Foreman Lineman Jobs Near Me
In the power line industry, the journey from being a skilled lineman to becoming a foreman or estimator is marked by a combination of dedication, proficiency, and adaptability. While the notion of ascending the career ladder might evoke thoughts of rapid promotions, it's essential to recognize that the role of a journeyman lineman is, in itself, a valuable and rewarding career. For many, being an accomplished lineman is the pinnacle of their ambitions, and that's perfectly respectable.
How to become a foreman lineman
The transition from a journeyman lineman to a foreman or estimator role is not solely determined by years on the job but rather by the unique skills and qualities an individual brings to the table. A journeyman must showcase a deep understanding of industry codes, regulations, and standards. Quality installations, meticulous attention to detail, and the ability to collaborate seamlessly with colleagues are crucial attributes. Proving oneself as an indispensable asset within the team can catch the eye of supervisors and management.
What lineman foreman do
Foremen's roles and levels of involvement vary within the power line industry, and whether a foreman works alongside the crew or oversees from the truck depends on factors such as company policies, contracts, and job requirements. Some contracts specify that foremen cannot work when the crew reaches a certain size, while others have working and non-working foreman roles.

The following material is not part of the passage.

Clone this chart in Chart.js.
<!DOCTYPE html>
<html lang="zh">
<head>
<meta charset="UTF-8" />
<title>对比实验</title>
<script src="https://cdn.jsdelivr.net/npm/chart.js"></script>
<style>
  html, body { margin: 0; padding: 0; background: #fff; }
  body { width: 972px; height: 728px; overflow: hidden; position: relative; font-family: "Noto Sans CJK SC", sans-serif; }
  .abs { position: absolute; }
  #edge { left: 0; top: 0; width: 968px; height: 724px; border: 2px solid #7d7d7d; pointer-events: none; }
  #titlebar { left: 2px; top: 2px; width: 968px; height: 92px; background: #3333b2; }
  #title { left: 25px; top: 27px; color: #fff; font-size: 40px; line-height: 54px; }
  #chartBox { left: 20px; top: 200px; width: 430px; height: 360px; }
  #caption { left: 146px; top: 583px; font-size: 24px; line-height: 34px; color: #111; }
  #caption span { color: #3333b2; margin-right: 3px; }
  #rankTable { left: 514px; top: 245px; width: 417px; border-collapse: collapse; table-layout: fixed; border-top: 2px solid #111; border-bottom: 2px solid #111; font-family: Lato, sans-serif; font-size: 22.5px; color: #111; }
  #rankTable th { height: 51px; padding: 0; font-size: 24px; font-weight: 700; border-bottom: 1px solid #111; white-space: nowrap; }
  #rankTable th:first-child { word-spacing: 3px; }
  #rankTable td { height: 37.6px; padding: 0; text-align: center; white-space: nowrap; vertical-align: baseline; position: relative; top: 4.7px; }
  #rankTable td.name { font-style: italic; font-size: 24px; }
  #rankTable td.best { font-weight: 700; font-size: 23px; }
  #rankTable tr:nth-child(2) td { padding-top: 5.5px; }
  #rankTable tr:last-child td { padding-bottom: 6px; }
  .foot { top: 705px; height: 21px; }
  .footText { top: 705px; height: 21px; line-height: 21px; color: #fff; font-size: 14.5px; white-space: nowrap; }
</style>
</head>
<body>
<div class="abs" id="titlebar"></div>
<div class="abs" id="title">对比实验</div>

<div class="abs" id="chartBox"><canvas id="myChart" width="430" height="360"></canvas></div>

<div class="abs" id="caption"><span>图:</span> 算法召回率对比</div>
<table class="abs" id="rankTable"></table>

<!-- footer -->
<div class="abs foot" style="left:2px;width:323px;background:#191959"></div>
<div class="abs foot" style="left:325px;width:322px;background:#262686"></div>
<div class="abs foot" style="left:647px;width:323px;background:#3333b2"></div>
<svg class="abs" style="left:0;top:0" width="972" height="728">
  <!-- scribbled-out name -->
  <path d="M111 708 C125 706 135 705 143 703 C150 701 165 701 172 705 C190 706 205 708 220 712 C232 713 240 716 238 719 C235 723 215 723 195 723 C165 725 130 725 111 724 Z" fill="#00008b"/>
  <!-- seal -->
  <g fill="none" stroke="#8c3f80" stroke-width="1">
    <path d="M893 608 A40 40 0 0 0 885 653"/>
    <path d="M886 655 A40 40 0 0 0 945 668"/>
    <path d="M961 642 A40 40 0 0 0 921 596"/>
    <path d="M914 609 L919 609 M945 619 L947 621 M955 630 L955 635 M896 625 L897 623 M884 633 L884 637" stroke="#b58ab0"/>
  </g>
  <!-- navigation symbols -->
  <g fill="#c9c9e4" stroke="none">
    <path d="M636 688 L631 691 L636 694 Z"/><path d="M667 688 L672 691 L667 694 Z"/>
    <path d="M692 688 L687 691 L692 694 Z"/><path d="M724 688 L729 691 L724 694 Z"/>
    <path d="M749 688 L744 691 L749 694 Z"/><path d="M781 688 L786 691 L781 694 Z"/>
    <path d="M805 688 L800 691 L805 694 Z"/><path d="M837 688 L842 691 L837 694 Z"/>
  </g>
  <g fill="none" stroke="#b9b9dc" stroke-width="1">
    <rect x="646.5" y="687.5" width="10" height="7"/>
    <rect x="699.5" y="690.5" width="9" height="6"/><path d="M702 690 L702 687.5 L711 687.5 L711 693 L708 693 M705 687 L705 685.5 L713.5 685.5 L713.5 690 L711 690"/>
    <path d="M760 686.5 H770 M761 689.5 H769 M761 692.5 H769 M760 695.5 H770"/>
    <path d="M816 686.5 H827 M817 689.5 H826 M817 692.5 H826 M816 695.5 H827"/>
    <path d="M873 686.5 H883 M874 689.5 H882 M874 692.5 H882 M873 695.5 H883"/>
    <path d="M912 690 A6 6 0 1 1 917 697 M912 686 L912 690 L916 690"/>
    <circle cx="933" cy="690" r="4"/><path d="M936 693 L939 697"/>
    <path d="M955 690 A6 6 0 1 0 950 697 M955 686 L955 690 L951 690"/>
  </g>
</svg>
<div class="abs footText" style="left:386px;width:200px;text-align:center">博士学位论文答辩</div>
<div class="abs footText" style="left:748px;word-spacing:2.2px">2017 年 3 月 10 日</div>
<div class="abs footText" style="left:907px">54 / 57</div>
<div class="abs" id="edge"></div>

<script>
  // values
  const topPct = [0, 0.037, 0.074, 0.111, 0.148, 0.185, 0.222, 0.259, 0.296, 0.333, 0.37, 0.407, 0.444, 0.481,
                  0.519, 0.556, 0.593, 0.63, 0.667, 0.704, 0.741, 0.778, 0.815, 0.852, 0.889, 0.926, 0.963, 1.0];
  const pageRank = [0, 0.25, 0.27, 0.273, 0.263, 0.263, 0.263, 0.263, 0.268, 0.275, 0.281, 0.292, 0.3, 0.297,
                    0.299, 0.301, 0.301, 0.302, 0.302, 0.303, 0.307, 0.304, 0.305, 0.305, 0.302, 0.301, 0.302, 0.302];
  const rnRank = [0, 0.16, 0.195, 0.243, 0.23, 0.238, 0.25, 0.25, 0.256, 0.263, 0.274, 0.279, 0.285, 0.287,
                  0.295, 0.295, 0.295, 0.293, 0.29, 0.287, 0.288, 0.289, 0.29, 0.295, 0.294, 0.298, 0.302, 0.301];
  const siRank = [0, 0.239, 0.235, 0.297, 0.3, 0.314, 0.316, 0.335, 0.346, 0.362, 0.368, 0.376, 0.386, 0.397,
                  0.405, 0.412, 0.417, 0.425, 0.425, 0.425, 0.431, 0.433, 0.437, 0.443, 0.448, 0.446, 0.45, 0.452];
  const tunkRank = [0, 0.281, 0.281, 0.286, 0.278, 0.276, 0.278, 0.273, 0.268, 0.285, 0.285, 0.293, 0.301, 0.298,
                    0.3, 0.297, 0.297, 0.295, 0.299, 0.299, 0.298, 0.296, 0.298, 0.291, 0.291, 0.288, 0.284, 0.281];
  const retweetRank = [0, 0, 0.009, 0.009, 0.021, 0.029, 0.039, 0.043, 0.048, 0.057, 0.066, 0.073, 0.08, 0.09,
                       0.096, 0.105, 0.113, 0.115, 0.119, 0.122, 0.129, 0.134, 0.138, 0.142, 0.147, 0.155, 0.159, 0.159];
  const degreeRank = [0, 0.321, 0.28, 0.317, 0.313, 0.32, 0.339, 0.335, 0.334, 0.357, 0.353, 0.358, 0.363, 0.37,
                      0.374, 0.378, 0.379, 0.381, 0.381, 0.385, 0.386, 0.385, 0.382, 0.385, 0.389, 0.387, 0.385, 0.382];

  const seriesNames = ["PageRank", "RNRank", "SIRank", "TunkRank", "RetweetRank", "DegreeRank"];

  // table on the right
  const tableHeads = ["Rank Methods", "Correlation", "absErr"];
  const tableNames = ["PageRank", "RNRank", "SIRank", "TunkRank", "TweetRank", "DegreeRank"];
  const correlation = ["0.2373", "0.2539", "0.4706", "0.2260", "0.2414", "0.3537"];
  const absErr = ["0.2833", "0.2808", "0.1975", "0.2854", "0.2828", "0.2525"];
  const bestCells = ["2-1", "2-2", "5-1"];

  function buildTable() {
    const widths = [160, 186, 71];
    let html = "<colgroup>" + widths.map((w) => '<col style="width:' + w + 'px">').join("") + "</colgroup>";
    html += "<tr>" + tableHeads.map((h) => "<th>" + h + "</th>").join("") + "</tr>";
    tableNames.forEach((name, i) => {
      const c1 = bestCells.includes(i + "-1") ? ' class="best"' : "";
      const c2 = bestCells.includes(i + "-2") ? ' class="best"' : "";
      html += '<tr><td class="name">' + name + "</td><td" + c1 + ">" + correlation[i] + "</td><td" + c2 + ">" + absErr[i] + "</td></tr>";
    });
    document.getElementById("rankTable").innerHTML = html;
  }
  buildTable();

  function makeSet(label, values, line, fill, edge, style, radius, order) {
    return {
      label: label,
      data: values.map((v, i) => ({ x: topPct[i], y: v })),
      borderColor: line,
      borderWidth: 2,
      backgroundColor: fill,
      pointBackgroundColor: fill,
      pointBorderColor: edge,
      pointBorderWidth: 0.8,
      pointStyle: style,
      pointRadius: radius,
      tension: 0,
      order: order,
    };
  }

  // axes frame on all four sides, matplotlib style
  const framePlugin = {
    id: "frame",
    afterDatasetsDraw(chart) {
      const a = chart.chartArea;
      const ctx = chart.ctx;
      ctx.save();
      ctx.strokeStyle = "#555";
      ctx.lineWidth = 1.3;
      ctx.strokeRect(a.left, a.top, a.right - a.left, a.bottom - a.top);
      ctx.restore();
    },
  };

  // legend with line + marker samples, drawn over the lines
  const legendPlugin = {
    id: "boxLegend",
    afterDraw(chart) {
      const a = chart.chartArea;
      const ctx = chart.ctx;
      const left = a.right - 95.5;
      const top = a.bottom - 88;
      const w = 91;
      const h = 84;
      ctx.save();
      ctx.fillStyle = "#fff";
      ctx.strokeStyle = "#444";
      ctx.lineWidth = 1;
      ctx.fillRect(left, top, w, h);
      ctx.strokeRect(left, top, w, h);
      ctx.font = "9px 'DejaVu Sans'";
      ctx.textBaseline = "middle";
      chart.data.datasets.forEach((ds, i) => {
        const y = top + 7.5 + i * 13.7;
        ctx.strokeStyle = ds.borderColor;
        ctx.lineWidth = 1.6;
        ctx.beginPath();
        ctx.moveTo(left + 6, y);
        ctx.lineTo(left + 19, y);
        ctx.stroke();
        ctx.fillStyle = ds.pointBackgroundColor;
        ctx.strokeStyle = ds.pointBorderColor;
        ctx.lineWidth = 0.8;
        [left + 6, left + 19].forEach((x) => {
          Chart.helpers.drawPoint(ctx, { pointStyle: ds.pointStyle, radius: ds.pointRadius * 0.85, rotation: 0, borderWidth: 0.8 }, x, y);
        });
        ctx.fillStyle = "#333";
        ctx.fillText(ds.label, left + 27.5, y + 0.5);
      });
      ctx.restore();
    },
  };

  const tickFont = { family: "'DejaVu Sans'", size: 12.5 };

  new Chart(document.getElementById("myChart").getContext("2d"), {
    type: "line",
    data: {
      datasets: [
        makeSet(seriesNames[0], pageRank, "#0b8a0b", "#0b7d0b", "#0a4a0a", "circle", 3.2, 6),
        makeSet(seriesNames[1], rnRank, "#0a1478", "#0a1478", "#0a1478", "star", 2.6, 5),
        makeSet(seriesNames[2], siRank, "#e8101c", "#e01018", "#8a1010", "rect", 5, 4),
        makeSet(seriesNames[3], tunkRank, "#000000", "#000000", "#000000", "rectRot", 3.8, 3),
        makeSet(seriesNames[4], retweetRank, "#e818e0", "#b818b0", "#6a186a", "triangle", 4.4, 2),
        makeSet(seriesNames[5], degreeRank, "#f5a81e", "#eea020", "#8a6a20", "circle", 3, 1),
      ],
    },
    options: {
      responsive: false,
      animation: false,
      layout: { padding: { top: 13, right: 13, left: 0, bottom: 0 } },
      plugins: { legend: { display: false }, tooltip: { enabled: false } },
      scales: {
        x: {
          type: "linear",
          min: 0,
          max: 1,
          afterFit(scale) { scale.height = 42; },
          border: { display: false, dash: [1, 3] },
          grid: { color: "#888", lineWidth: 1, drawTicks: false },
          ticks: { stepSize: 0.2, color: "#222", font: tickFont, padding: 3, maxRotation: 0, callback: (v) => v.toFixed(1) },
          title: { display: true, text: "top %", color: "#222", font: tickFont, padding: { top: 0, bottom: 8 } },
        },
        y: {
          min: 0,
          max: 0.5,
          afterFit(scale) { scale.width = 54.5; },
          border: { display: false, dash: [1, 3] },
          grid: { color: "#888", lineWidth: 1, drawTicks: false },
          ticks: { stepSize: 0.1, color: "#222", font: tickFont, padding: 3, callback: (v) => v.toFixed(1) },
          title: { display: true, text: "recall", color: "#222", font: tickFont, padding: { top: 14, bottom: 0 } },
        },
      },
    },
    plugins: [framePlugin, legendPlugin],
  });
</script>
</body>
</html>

In some cases, a foreman might be a working lead lineman, actively participating in the crew's tasks and activities. This is often observed in smaller companies or in situations where a close-knit crew requires hands-on leadership. On the other hand, there are non-working foremen who focus on administrative tasks, overseeing multiple crews, managing paperwork, coordinating orders, and planning work schedules. This role can involve a mix of field and administrative responsibilities.
The distinction between working and non-working foremen can also vary geographically. Some regions, like New York, have contracts that specifically outline non-working foreman roles and restrict their involvement in crew work when there are no calls on the board. However, some professionals argue that all foremen should be actively engaged in observing and managing work on the field. They believe that a foreman who remains in the truck might miss potential dangers or mistakes that could impact the crew's efficiency and safety.